Inflation across the 20-country bloc dropped to 2.2% last month, the lowest since July 2021 and down from 2.6% in July, the EU statistics agency found.
Irish inflation, as measured by the Harmonised Index of Consumer Prices (HICP), dropped to 1.1%, down from 1.5% in the previous month, with Ireland having the joint third lowest rate of inflation across the Eurozone.
The lowest annual rates were measured in registered in Lithuania at 0.8%, Latvia at 0.9% and Ireland, Slovenia and Finland at 1.1%. The highest annual rates were recorded in Romania at 5.3% and Belgium at 4.3%.
Compared with July 2024, annual inflation fell in twenty Member States, remained stable in one and rose in six.
Core inflation, which excludes volatile food and energy prices, remained unchanged at 2.8%, highlighting underlying price pressures which are lingering well above the European Central Bank's target of 2%.
In August, the highest contribution to the Eurozone's annual inflation rate came from services, which climbed 1.88 percentage points, followed by food, energy and tobacco which increased by 0.46 percentage points.
Services inflation, which accounts for almost 45% of the HICP, increased from 4% to 4.1% in the month, maintaining the highest inflation rate among consumer items.
The ECB returned to its roadmap of rate cuts with a further 0.25% reduction in its deposit facility rate last week, bringing instant relief to tracker mortgage customers.
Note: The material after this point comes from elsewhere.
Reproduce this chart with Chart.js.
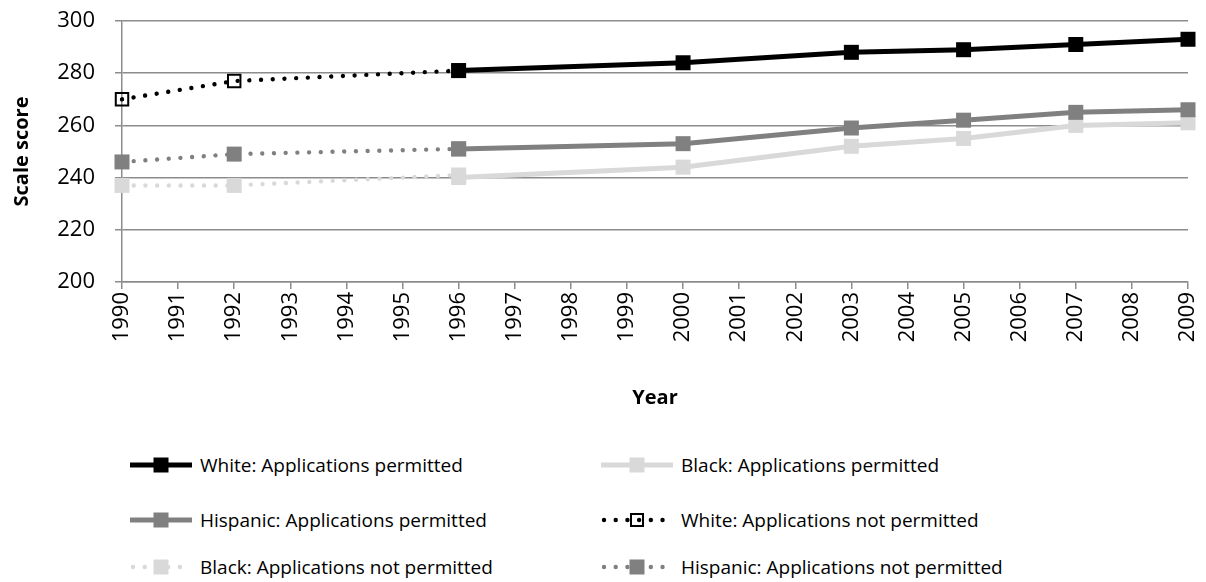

The rate cuts were very much in line with market expectations, but much uncertainty surrounds the future pace of easing.
President Christine Lagarde emphasised the ECB was not pre-committing, and it would continue to take a meeting-by-meeting approach meaning the declining path of rates is not predetermined.
The ECB will be watching the Federal Reserve closely as it is set to cut US short-term borrowing costs on Wednesday, a watershed moment that should start to ease some of the financial pressures consumers have felt over the two-and-a-half years that the central bank has battled with high inflation.
After 5.25 percentage points of increases between March 2022 and July 2023, the Fed is seen deciding between a quarter-percentage point cut in its key rate to the 5.00%-5.25% range, or a half-point reduction to 4.75%-5.00% to address rising worries about the cooling labor market.
Whether it starts big or small, the central bank is widely expected to keep lowering rates to around 4.5% or even 4% by the end of the year, with more cuts in 2025.